Some great advice...especially the 7ths talk...thats where its at. Just remember(purely for lingo sake) a chord is 3 or more diatonic notes played simultaneously. Dia means 2 so you play the tonic(root) then skip the next note in the scale(the second),play the 3rd,(skip the 4th)play the 5th...etc. alot of jazz guys will stack 5 or 6 notes together to make some huge sounding chords which is why you see voicings getting into the 11th, 13th, etc. A double stop is classically referred to as a diad(here again meaning 2). So when people talk about playing 1V power chords is technically is a power diad...even with the octave thrown in because it is the same note as the tonic. A diad that I think sounds really cool,,especially in funk is the 1bV diad or doublestop. Its the root and flat fifth which is half way up the scale to octave and creates a "tension" so to speak before being resolved with a note in the scale. They sound really cool in the upper register as well. Another popular diad played is the power diad 1-5 where the 5th is inverted to the lower octave which leaves it placed on the same fret as tonic...just one string thicker over when tuned in 4ths. You can simply bar the 2 notes with one finger which makes them easy to play in quick succession in time. Keep in mind you can stack natural harmonic notes played together jacoesqu style to create some beautiful sounding diads and chords...good stuff.
Don't bother trying to apply guitar voicings. They generally sound like mud. Example: If I'm in a key that calls for Dmaj, Gmaj, and A7, I typically use X-12-0-11, X-10-9-0 (or 12), and X-0-11-12. Rarely, if ever, do I use the E and A strings at the same time, especially for 3rds.
I generally play root 5th oct chords, as anything else is like an earthquake in a mudslide. I play them going straigt at the notes, but not for long as I cramp up. Now, when I'm alone and bored, I'll do barre chords, but even though I can hold them all day without cramping, they are very sour on a four string. Mostly, though, if I need to do a complex chord, I just arpaggiate (spelling?) it. With the frequencies being so low, chords really don't do any good.
I know...."the devils chord" or tritone as its called sounds better played in the upper register than a happy major bar chord played down in the first position...
^Agreed... my example was perhaps a poor choice as it's near the bottom of the register. I actually play most of my chords near the 12 fret and up. The lower you go the more important is to reduce the amount of notes in the "chord" for clarity. I call them pseudo-chords, not sure if that's a popular term or not. Anyway, same fingering technique applies, just move up the neck.
You will usually have to stretch if you include all the notes in a chord, I usually omit the 5th when playing just major and minors with or without an added 7th. I use 9ths a fair bit, and it that case I ignore the 3rd (some people will against this, I know), unless I barre it in the form or a suspended 2nd. bludog has a good point, raising your chord an octave will give it definition and clarity, along with ease of access.

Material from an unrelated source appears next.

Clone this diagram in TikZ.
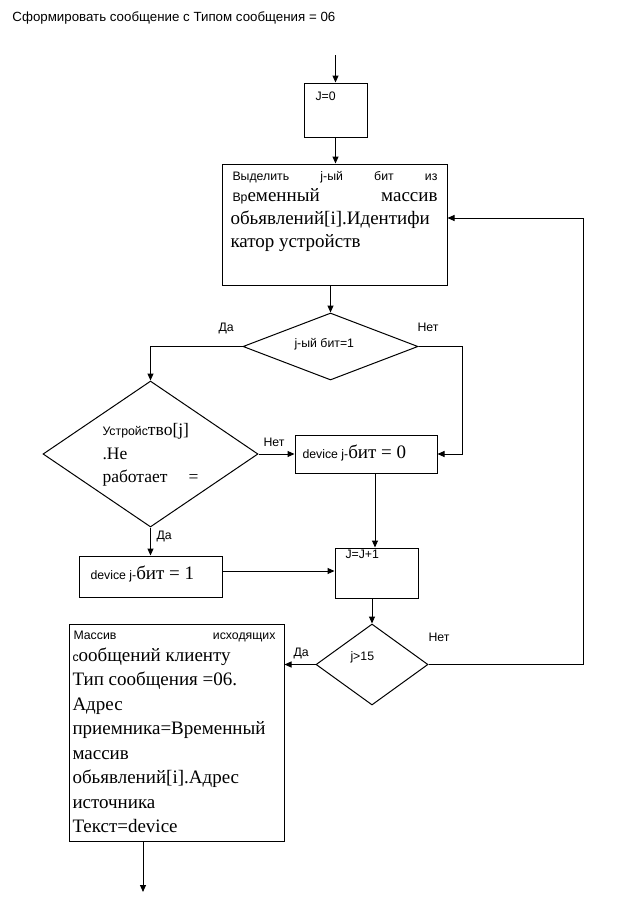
\documentclass[tikz,border=0pt]{standalone}
\usepackage{fontspec}
\setmainfont{Liberation Serif}
\newfontfamily\sa{Liberation Sans}
\usetikzlibrary{arrows.meta,shapes.geometric}
\newcommand\smf{\sa\fontsize{12.3}{14}\selectfont}
\newcommand\bgf{\rmfamily\fontsize{19}{22}\selectfont}
\newcommand\mdf{\rmfamily\fontsize{17.5}{20}\selectfont}
\begin{document}
\begin{tikzpicture}[x=1pt,y=-1pt,line width=1pt]
\tikzset{
 blk/.style={draw, rectangle, inner sep=0pt, line width=1pt},
 dia/.style={draw, diamond, inner sep=0pt, line width=1pt},
 txt/.style={anchor=base west, inner sep=0pt},
 lbl/.style={anchor=base west, inner sep=0pt, font=\smf},
 arr/.style={-{Triangle[length=7pt,width=6pt]}, line width=1pt}
}
\useasboundingbox (0,0) rectangle (618,897);
\fill[white] (0,0) rectangle (618,897);

\node[txt, font=\sa\fontsize{13.3}{15}\selectfont] (title) at (12,21) {Сформировать сообщение с Типом сообщения = 06};

% shapes
\node[blk, minimum width=63pt, minimum height=54pt] (J0) at (335.5,110) {};
\node[blk, minimum width=225pt, minimum height=121pt] (B2) at (334.5,224.5) {};
\node[dia, minimum width=175pt, minimum height=67pt] (D1) at (330.5,346.5) {};
\node[dia, minimum width=215pt, minimum height=146pt] (D2) at (150.5,454) {};
\node[blk, minimum width=142pt, minimum height=38pt] (B0) at (366,454) {};
\node[blk, minimum width=143pt, minimum height=41pt] (B1) at (150.5,576.5) {};
\node[blk, minimum width=83pt, minimum height=50pt] (JJ) at (376.5,573) {};
\node[dia, minimum width=112pt, minimum height=81pt] (D3) at (372,664.5) {};
\node[blk, minimum width=215pt, minimum height=217pt] (BB) at (176.5,732.5) {};

% texts
\node[txt, font=\smf] (tJ0) at (315,100) {J=0};
\node[txt] (t21) at (232,180) {\makebox[205pt][s]{\smf Выделить\hfill j-ый\hfill бит\hfill из}};
\node[txt] (t22) at (232,201) {\makebox[205pt][s]{{\smf Вр}{\bgf еменный}\hfill{\bgf массив}}};
\node[txt, font=\bgf] (t23) at (230,224.5) {обьявлений[i].Идентифи};
\node[txt, font=\bgf] (t24) at (230,247.5) {катор устройств};

\node[txt, font=\smf] (tD1) at (294,347) {j-ый бит=1};
\node[lbl] (lD1a) at (218,331) {Да};
\node[lbl] (lD1n) at (417,331) {Нет};

\node[txt] (tD21) at (102,435) {{\smf Устройс}{\mdf тво[j]}};
\node[txt, font=\mdf] (tD22) at (102,459) {.Не};
\node[txt] (tD23) at (102,482) {\makebox[96pt][s]{\mdf работает\hfill =}};
\node[lbl] (lD2n) at (263,446) {Нет};
\node[lbl] (lD2a) at (156,539) {Да};

\node[txt] (tB0) at (302,458) {{\smf device j-}{\bgf бит = 0}};
\node[txt] (tB1) at (90,579) {{\smf device j-}{\bgf бит = 1}};
\node[txt, font=\smf] (tJJ) at (345,558) {J=J+1};

\node[txt, font=\smf] (tD3) at (350,660) {j>15};
\node[lbl] (lD3a) at (293,656) {Да};
\node[lbl] (lD3n) at (428,641) {Нет};

\node[txt] (tb1) at (73,639) {\makebox[202pt][s]{\smf Массив\hfill исходящих}};
\node[txt] (tb2) at (72,661) {{\smf с}{\bgf ообщений клиенту}};
\node[txt, font=\bgf] (tb3) at (72,685.5) {Тип сообщения =06.};
\node[txt, font=\bgf] (tb4) at (72,710) {Адрес};
\node[txt, font=\bgf] (tb5) at (72,734.5) {приемника=Временный};
\node[txt, font=\bgf] (tb6) at (72,759) {массив};
\node[txt, font=\bgf] (tb7) at (72,783.5) {обьявлений[i].Адрес};
\node[txt, font=\bgf] (tb8) at (72,808) {источника};
\node[txt, font=\bgf] (tb9) at (72,832) {Текст=device};

% connectors
\coordinate (s0) at (335.5,55);
\coordinate (e0) at (143,892);
\draw[arr] (s0) -- (J0.north);
\draw[arr] (J0.south) -- (J0.south |- B2.north);
\draw[arr] (B2.south -| D1.north) -- (D1.north);
\draw[arr] (D1.west) -| (D2.north);
\draw[arr] (D1.east) -- ++(44,0) |- (B0.east);
\draw[arr] (D2.east) -- (B0.west);
\draw[arr] (D2.south) -- (D2.south |- B1.north);
\draw[arr] ([yshift=5.5pt]B1.east) -- ([yshift=5.5pt]B1.east -| JJ.west);
\draw[arr] ([xshift=9pt]B0.south) -- ([xshift=9pt]B0.south |- JJ.north);
\draw[arr] (D3.north |- JJ.south) -- (D3.north);
\draw[arr] (D3.west) -- (D3.west -| BB.east);
\draw[arr] (D3.east) -- ++(155,0) |- ([yshift=6.5pt]B2.east);
\draw[arr] ([xshift=-33.5pt]BB.south) -- (e0);
\end{tikzpicture}
\end{document}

Hopefully that sorts out your left hand, as for your right hand the technique determines your tone, scraping across the strings with your nails in a 'strumming' will give a brighter tone, but this technique give of a lot of scraping noise, but some people can manage this or really, don't mind it at all. The other method is simply using your thumb and fingers, but the location of each finger makes a big difference, you will usually see jazz player such as Steve Bailey and Lee Sklar (I don't know is Lee plays jazz a lot) having their thumb closer to the neck and their fingers fairly close to the bridge, it kind of forms a 'thumbs up' shape, I feel this just gives a more pleasing tone, as there isn't too much bass or treble, I suggest you try it out.

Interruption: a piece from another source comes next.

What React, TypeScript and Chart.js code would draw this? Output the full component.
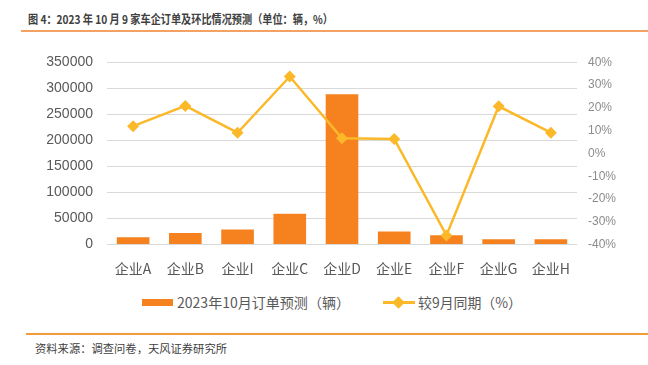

Hopefully that answers your question.
I say "almost always" because there are many exceptions. There's really no right or wrong way to do it I suppose, just a matter of comfort. After all these years I have become so comfortable with it that it seems totally natural now. As long as using the index finger does not impede your transition to the next note you absolutely can't go wrong. The only thing I personally wouldn't like about the fingering in the attachment is that you're leaving what is typically the weakest finger (4 - the pinky) available for your next note and it's in a bad position to get there unless you're going slide way up the neck. Because I'll typically play chords up the neck and then jump to a bassline on the bottom end, it's easier to use an open index finger to make that leap down. Again, just my personal approach. Offering the rationale behind it in case it's helpful for others.

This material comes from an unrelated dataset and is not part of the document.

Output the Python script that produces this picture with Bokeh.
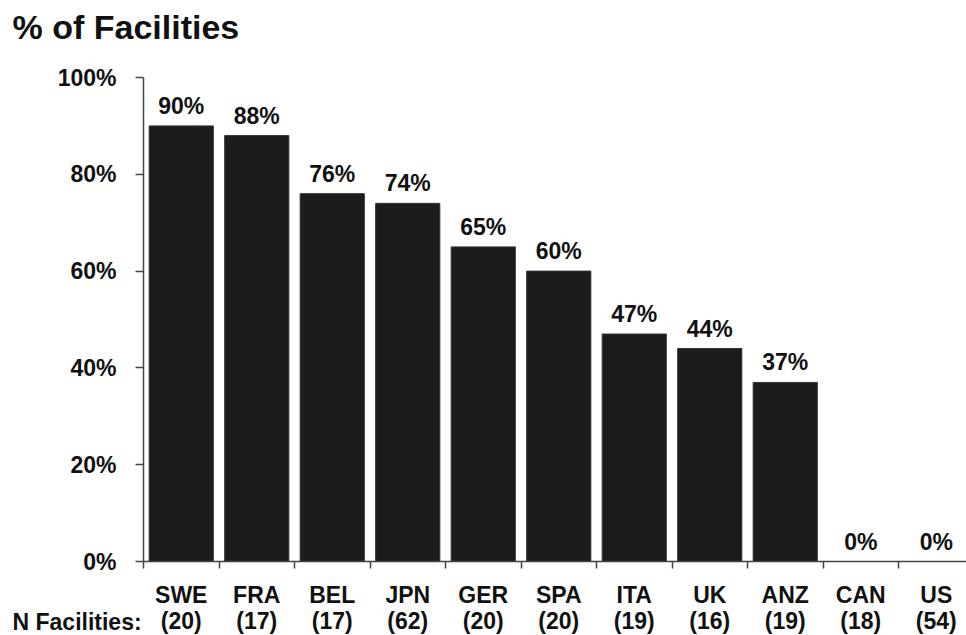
from bokeh.plotting import figure
from bokeh.models import Range1d, FixedTicker, LinearAxis, ColumnDataSource
from bokeh.core.properties import value
from bokeh.embed import file_html
from bokeh.resources import INLINE

countries = ["SWE", "FRA", "BEL", "JPN", "GER", "SPA", "ITA", "UK", "ANZ", "CAN", "US"]
n_facilities = [20, 17, 17, 62, 20, 20, 19, 16, 19, 18, 54]
pct = [90, 88, 76, 74, 65, 60, 47, 44, 37, 0, 0]
y_ticks = [0, 20, 40, 60, 80, 100]

FONT = "Liberation Sans"
TXT = "#111111"
AX = "#444444"

W, H = 966, 635
# layout: where the axes sit on the canvas, and pixels per data unit
X0_PX, PX_PER_X = 143, 75.5      # x = 0 (left axis) at pixel 143, one category = 75.5 px
Y0_PX, PX_PER_Y = 561, 4.84      # y = 0 at pixel 561, 100% = 484 px

def x_at(px):
    return (px - X0_PX) / PX_PER_X

def y_at(px):
    return (Y0_PX - px) / PX_PER_Y

xs = [i + 0.5 for i in range(len(countries))]
src = ColumnDataSource(dict(
    x=xs,
    top=pct,
    lab=[f"{v}%" for v in pct],
))

p = figure(
    width=W, height=H,
    output_backend="svg", toolbar_location=None,
    x_range=Range1d(x_at(0), x_at(W)), y_range=Range1d(y_at(H), y_at(0)),
    min_border=0, min_border_left=0, min_border_right=0, min_border_top=0, min_border_bottom=0,
    background_fill_color="white", border_fill_color="white",
    outline_line_color=None,
)

p.vbar(x="x", top="top", width=0.85, bottom=0, source=src,
       fill_color="#1c1c1c", line_color="#333333", line_width=1)

p.text(x="x", y="top", text="lab", source=src,
       text_align="center", text_baseline="alphabetic", y_offset=-20,
       text_font=value(FONT), text_font_size="23px", text_font_style="bold",
       text_color=TXT)

p.xgrid.visible = False
p.ygrid.visible = False

def style_labels(ax):
    ax.major_label_text_font = FONT
    ax.major_label_text_font_size = "23px"
    ax.major_label_text_font_style = "bold"
    ax.major_label_text_color = TXT

# x axis: country labels at centers, boundary ticks as minor ticks
xa = p.xaxis[0]
xa.fixed_location = 0
xa.bounds = (0, x_at(W))
xa.ticker = FixedTicker(ticks=xs, minor_ticks=list(range(len(countries))))
xa.major_label_overrides = {x: c for x, c in zip(xs, countries)}
xa.major_tick_out = 0
xa.major_tick_in = 0
xa.minor_tick_out = 7
xa.minor_tick_in = 0
xa.minor_tick_line_color = AX
xa.minor_tick_line_width = 1.5
xa.axis_line_color = AX
xa.axis_line_width = 1.5
xa.major_label_standoff = 13
style_labels(xa)

# second row of x labels: facility counts
xb = LinearAxis(ticker=FixedTicker(ticks=xs, minor_ticks=[]),
                major_label_overrides={x: f"({n})" for x, n in zip(xs, n_facilities)},
                fixed_location=y_at(607), bounds=(0, x_at(W)))
xb.axis_line_color = None
xb.major_tick_line_color = None
xb.minor_tick_line_color = None
xb.major_tick_out = 0
xb.major_tick_in = 0
xb.major_label_standoff = 0
style_labels(xb)
p.add_layout(xb, "below")

ya = p.yaxis[0]
ya.fixed_location = 0
ya.bounds = (0, 100)
ya.ticker = FixedTicker(ticks=y_ticks)
ya.major_label_overrides = {v: f"{v}%" for v in y_ticks}
ya.minor_tick_line_color = None
ya.major_tick_out = 8
ya.major_tick_in = 0
ya.major_tick_line_color = AX
ya.major_tick_line_width = 1.5
ya.axis_line_color = AX
ya.axis_line_width = 1.5
ya.major_label_standoff = 19
style_labels(ya)

# row caption for the counts, and the chart title
p.text(x=[x_at(12)], y=[y_at(621)], text=["N Facilities:"],
       text_align="left", text_baseline="middle",
       text_font=value(FONT), text_font_size="23px", text_font_style="bold",
       text_color=TXT)
p.text(x=[x_at(12)], y=[y_at(26)], text=["% of Facilities"],
       text_align="left", text_baseline="middle",
       text_font=value(FONT), text_font_size="34px", text_font_style="bold",
       text_color=TXT)

open("out.html", "w").write(file_html(p, INLINE))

OP, try what works best for you. If anything it's good to have both techniques in your arsenal and then you'll inevitably gravitate to one or the other based on what you're playing.
Don't get stuck on always having the root lowest, also. As an example. you can play a C/E chord with ring finger on E string at 12th fret (3rd of C chord), index on D string at 10th fret (octave of C chord) and pinky on G string at the 12th fret (5th of C chord). Shift the E string down to 11th fret (middle finger instead of ring) and you have C minor/Eb.
I should be clear, I'm not dogmatic with my approach just for the sake of it. When I need to free up the 4th finger for similar needs, I will. I was just saying that my first instinct is to go 2nd finger for the root, with a few exceptions. That works for me but, you're right that if you don't have something unusual after, it's not really necessary. One such unusual instance would be playing something like a C-7 into a BbMaj6 (root/6th/3rd), resolving on an A-7. In that example (which admittedly is not very common) I need my index finger to be free so that I can play the 6 (G) on the D String. By using my middle finger for the root on all 3 chords I can transition through them much cleaner and do so at higher tempos.
Whousedtoplay, I am absolutely not trying to debate the merits of one technique versus the other. One can be successful with either, especially depending on the complexity of the chords being played. I'm just showing how I came to settle on my approach. When taking lessons with Steve he had me start this way so that I was not limited in playing that kind of progression. He plays a 6 string which may have something to do with why he uses that technique but it applied very nicely to 4 string for me. I just had to get used to the hand positions, which require some slight wrist adjustments. I acknowledge that my technique is a bit esoteric and probably only necessary for a handful of styles of music - you don't see many 6 chords in popular music- but, for some of the stuff I play it requires it so I've "baked" it into my playing for when I need it.
PS- sorry to be so verbose in all of these post. This is MUCH easier to show than to explain.